Provided material:
## Begin
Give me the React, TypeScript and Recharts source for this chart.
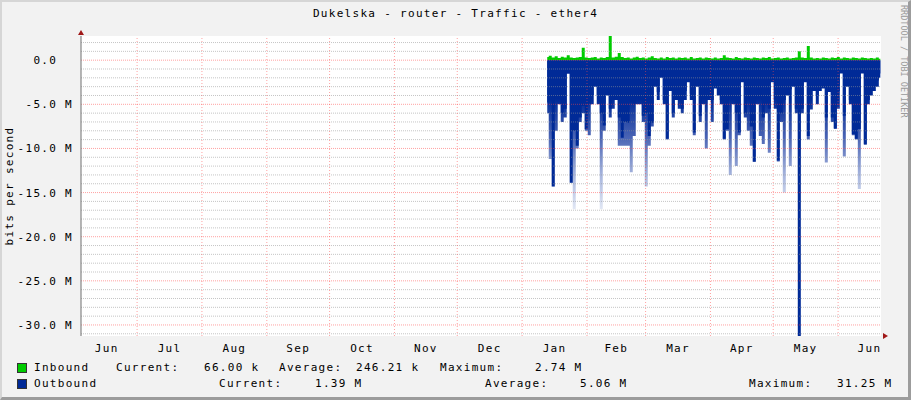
import React from "react"
import { ComposedChart, Area, XAxis, YAxis, CartesianGrid, ReferenceDot, ReferenceLine } from "recharts"

// time axis is in days counted from Jul 1 of the first year
const monthNames = ["Jun", "Jul", "Aug", "Sep", "Oct", "Nov", "Dec", "Jan", "Feb", "Mar", "Apr", "May", "Jun"]
const monthStartDays = [0, 31, 62, 92, 123, 153, 184, 215, 243, 274, 304, 335]
const monthLabelDays = [-14.5, 15.5, 46.5, 77, 107.5, 138, 168.5, 199.5, 229, 258.5, 289, 319.5, 350]
const xStart = -26.8
const xEnd = 355.5

// values in Mbit/s
const yTicks = [0, -5, -10, -15, -20, -25, -30]
const yMin = -31.25
const yMax = 2.74

// one sample every ~1.43 days, starting mid January
const sampleStartDay = 196
const sampleStepDays = 1.434

const inbound = [
  0.35, 0.5, 0.3, 0.45, 0.25, 0.4, 0.3, 0.55, 0.3, 0.25,
  0.3, 0.35, 1.4, 0.3, 0.25, 0.3, 0.35, 0.2, 0.3, 0.25,
  0.35, 2.74, 0.3, 0.4, 0.8, 0.35, 0.25, 0.3, 0.2, 0.3,
  0.4, 0.25, 0.3, 0.2, 0.3, 0.45, 0.25, 0.2, 0.3, 0.2,
  0.35, 0.25, 0.3, 0.2, 0.3, 0.25, 0.3, 0.2, 0.35, 0.2,
  0.25, 0.3, 0.2, 0.3, 0.25, 0.2, 0.3, 0.2, 0.25, 0.55,
  0.3, 0.25, 0.2, 0.35, 0.25, 0.2, 0.3, 0.25, 0.2, 0.3,
  0.25, 0.2, 0.3, 0.25, 0.35, 0.2, 0.25, 0.3, 0.2, 0.25,
  0.3, 0.2, 0.25, 0.3, 1.0, 0.3, 0.25, 1.6, 0.3, 0.2,
  0.25, 0.2, 0.3, 0.25, 0.2, 0.3, 0.25, 0.35, 0.2, 0.3,
  0.25, 0.2, 0.3, 0.25, 0.2, 0.3, 0.25, 0.2, 0.25, 0.2, 0.3, 0.15,
]

// outbound depth (drawn below zero): average and peak
const outboundAvg = [
  4.8, 4.5, 14.3, 4.0, 4.3, 6.0, 5.5, 1.5, 13.9, 8.0,
  9.7, 6.5, 5.2, 7.8, 5.0, 4.0, 2.2, 4.0, 6.0, 7.4,
  3.5, 5.5, 4.5, 4.0, 6.5, 8.8, 7.0, 7.1, 4.8, 5.0,
  3.5, 4.5, 6.3, 6.0, 8.6, 7.1, 2.2, 3.6, 1.3, 4.5,
  8.9, 2.5, 6.0, 3.5, 4.5, 5.5, 3.5, 1.5, 3.8, 8.2,
  2.2, 6.3, 4.0, 2.5, 3.5, 4.5, 2.5, 3.2, 4.5, 8.9,
  7.8, 3.5, 4.5, 6.0, 8.2, 1.8, 6.0, 3.3, 7.5, 11.5,
  4.0, 3.0, 6.5, 5.0, 5.5, 1.8, 4.5, 11.4, 6.0, 4.5,
  3.0, 3.3, 2.5, 5.5, 31.25, 5.5, 2.2, 8.6, 3.1, 3.2,
  4.0, 3.0, 2.8, 6.5, 3.3, 6.5, 7.7, 3.5, 1.1, 6.3,
  2.5, 4.5, 8.4, 8.9, 7.8, 1.1, 9.5, 4.5, 3.3, 2.8, 2.3, 1.5,
]
const outboundMax = [
  6.0, 11.2, 14.3, 8.0, 5.0, 7.0, 6.5, 1.5, 13.9, 16.9,
  10.0, 7.0, 6.0, 8.0, 8.5, 5.0, 3.0, 5.0, 16.9, 8.0,
  4.0, 6.5, 5.5, 4.5, 9.7, 9.7, 9.7, 9.7, 12.7, 8.6,
  5.0, 5.0, 7.0, 14.3, 9.7, 7.5, 3.0, 4.5, 2.0, 5.0,
  9.0, 3.5, 6.5, 4.5, 5.5, 6.0, 4.5, 2.5, 4.5, 8.5,
  3.0, 7.0, 5.0, 10.0, 4.5, 7.0, 3.2, 4.0, 5.0, 9.0,
  8.0, 13.0, 5.0, 12.0, 8.5, 2.5, 6.5, 8.0, 9.7, 11.5,
  5.0, 8.6, 9.5, 6.0, 10.5, 2.5, 5.5, 11.5, 7.0, 15.0,
  4.0, 12.0, 3.0, 6.0, 31.25, 6.0, 2.5, 9.0, 5.6, 3.5,
  5.0, 3.5, 3.2, 11.6, 3.6, 7.0, 7.8, 5.5, 1.5, 10.9,
  3.0, 5.0, 8.5, 9.0, 14.6, 1.5, 9.6, 5.0, 4.0, 3.5, 3.0, 2.0,
]

const legendRows = [
  { name: "Inbound", color: "#00cc00", cells: [["Current:", 116], ["66.00 k", 204], ["Average:", 279], ["246.21 k", 356], ["Maximum:", 440], ["2.74 M", 535]] },
  { name: "Outbound", color: "#002a97", cells: [["Current:", 219], ["1.39 M", 315], ["Average:", 485], ["5.06 M", 580], ["Maximum:", 749], ["31.25 M", 837]] },
]

const font = "'DejaVu Sans Mono', monospace"
const textStyle: React.CSSProperties = { position: "absolute", fontFamily: font, fontSize: 11, letterSpacing: "1.3px", lineHeight: "12px", color: "#000", whiteSpace: "pre" }

// minor grid every 1 M, major every 5 M
const minorLines: number[] = []
for (let v = 2; v >= -31; v--) if (v % 5 !== 0) minorLines.push(v)

const minorStroke = "rgba(150,150,150,0.55)"
const majorStroke = "rgba(255,70,70,0.5)"

function YTick({ x, y, payload }: any) {
  const v = payload.value
  const label = v === 0 ? "0.0  " : `${v.toFixed(1)} M`
  return (
    <text x={x} y={y} dy="0.36em" textAnchor="end" fill="#000" fontSize={11} fontFamily={font}
      style={{ whiteSpace: "pre", letterSpacing: "1.3px" }}>
      {label}
    </text>
  )
}

export default function App() {
  const data = outboundAvg.map((v, i) => ({
    day: sampleStartDay + i * sampleStepDays,
    inbound: inbound[i],
    outMax: -outboundMax[i],
    outAvg: -v,
  }))

  return (
    <div style={{ position: "relative", width: 911, height: 400, background: "#f2f2f2", overflow: "hidden" }}>
      <style>{"body{margin:0}"}</style>
      <div style={{ position: "absolute", left: 0, top: 0 }}>
        <ComposedChart width={911} height={400} data={data} margin={{ top: 36, right: 30, bottom: 34, left: 8 }}>
          <defs>
            <linearGradient id="outFade" x1="0" y1="0" x2="0" y2="1">
              <stop offset="0" stopColor="#002a97" />
              <stop offset="0.14" stopColor="#002a97" />
              <stop offset="0.28" stopColor="#4a64b4" />
              <stop offset="0.42" stopColor="#a9b7de" />
              <stop offset="0.55" stopColor="#e6ebf6" />
              <stop offset="1" stopColor="#ffffff" />
            </linearGradient>
          </defs>
          <CartesianGrid xAxisId="months" horizontal={false} vertical={false} fill="#ffffff" />
          <XAxis xAxisId="months" dataKey="day" type="number" domain={[xStart, xEnd]} allowDataOverflow
            ticks={monthStartDays} interval={0} tick={() => <g />} tickSize={3}
            tickLine={{ stroke: "#e07070" }} axisLine={{ stroke: "#707070" }} height={0} />
          <XAxis xAxisId="labels" dataKey="day" type="number" domain={[xStart, xEnd]} allowDataOverflow
            ticks={monthLabelDays} interval={0} minTickGap={0} axisLine={false} tickLine={false} height={30}
            tickFormatter={(v: number) => monthNames[monthLabelDays.indexOf(v)]}
            tick={{ fill: "#000", fontSize: 11, fontFamily: font, letterSpacing: 1.3 } as any} />
          <YAxis type="number" domain={[yMin, yMax]} allowDataOverflow ticks={yTicks} interval={0}
            width={73} tick={<YTick />} tickLine={false} axisLine={{ stroke: "#707070" }} />
          <Area xAxisId="months" type="step" dataKey="inbound" fill="#00cc00" fillOpacity={1}
            stroke="none" isAnimationActive={false} />
          <Area xAxisId="months" type="step" dataKey="outMax" fill="url(#outFade)" fillOpacity={1}
            stroke="none" isAnimationActive={false} />
          <Area xAxisId="months" type="step" dataKey="outAvg" fill="#002a97" fillOpacity={1}
            stroke="none" isAnimationActive={false} />
          {minorLines.map((v) => (
            <ReferenceLine key={"h" + v} xAxisId="months" y={v} stroke={minorStroke} strokeDasharray="1 1" />
          ))}
          {yTicks.map((v) => (
            <ReferenceLine key={"H" + v} xAxisId="months" y={v} stroke={majorStroke} strokeDasharray="1 1" />
          ))}
          {monthStartDays.map((d) => (
            <ReferenceLine key={"V" + d} xAxisId="months" x={d} stroke={majorStroke} strokeDasharray="1 2" />
          ))}
          <ReferenceDot xAxisId="months" x={xEnd} y={yMin} ifOverflow="visible"
            shape={(p: any) => <path d={`M${p.cx + 2},${p.cy - 3} L${p.cx + 7},${p.cy} L${p.cx + 2},${p.cy + 3} Z`} fill="#a01818" />} />
          <ReferenceDot xAxisId="months" x={xStart} y={yMax} ifOverflow="visible"
            shape={(p: any) => <path d={`M${p.cx - 3},${p.cy - 1} L${p.cx},${p.cy - 6} L${p.cx + 3},${p.cy - 1} Z`} fill="#a01818" />} />
        </ComposedChart>
      </div>

      <div style={{ ...textStyle, left: 0, width: 911, top: 8, textAlign: "center" }}>
        Dukelska - router - Traffic - ether4
      </div>
      <div style={{ ...textStyle, left: 9.5, top: 186, transform: "translate(-50%, -50%) rotate(-90deg)" }}>
        bits per second
      </div>
      <div style={{ position: "absolute", left: 899, top: 5, writingMode: "vertical-rl", fontFamily: font, fontSize: 8.5, color: "#9a9a9a", lineHeight: "9px", whiteSpace: "pre" }}>
        RRDTOOL / TOBI OETIKER
      </div>

      {legendRows.map((row, r) => (
        <React.Fragment key={row.name}>
          <div style={{ position: "absolute", left: 17, top: 363 + r * 16, width: 8, height: 8, background: row.color, border: "1px solid #333" }} />
          <div style={{ ...textStyle, left: 34, top: 362 + r * 16 }}>{row.name}</div>
          {row.cells.map(([txt, x]) => (
            <div key={String(txt) + x} style={{ ...textStyle, left: x as number, top: 362 + r * 16 }}>{txt}</div>
          ))}
        </React.Fragment>
      ))}

      <div style={{ position: "absolute", inset: 0, boxSizing: "border-box", pointerEvents: "none",
        borderLeft: "2px solid #d6d6d6", borderTop: "2px solid #d6d6d6",
        borderRight: "3px solid #9c9c9c", borderBottom: "3px solid #9c9c9c" }} />
    </div>
  )
}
## End
Given request:
Restate the data word for word from its first line through the line with "CartesianGrid, ReferenceDot, ReferenceLine", leaving out any picture along the way.

Correct answer:
Give me the React, TypeScript and Recharts source for this chart.
import React from "react"
import { ComposedChart, Area, XAxis, YAxis, CartesianGrid, ReferenceDot, ReferenceLine } from "recharts"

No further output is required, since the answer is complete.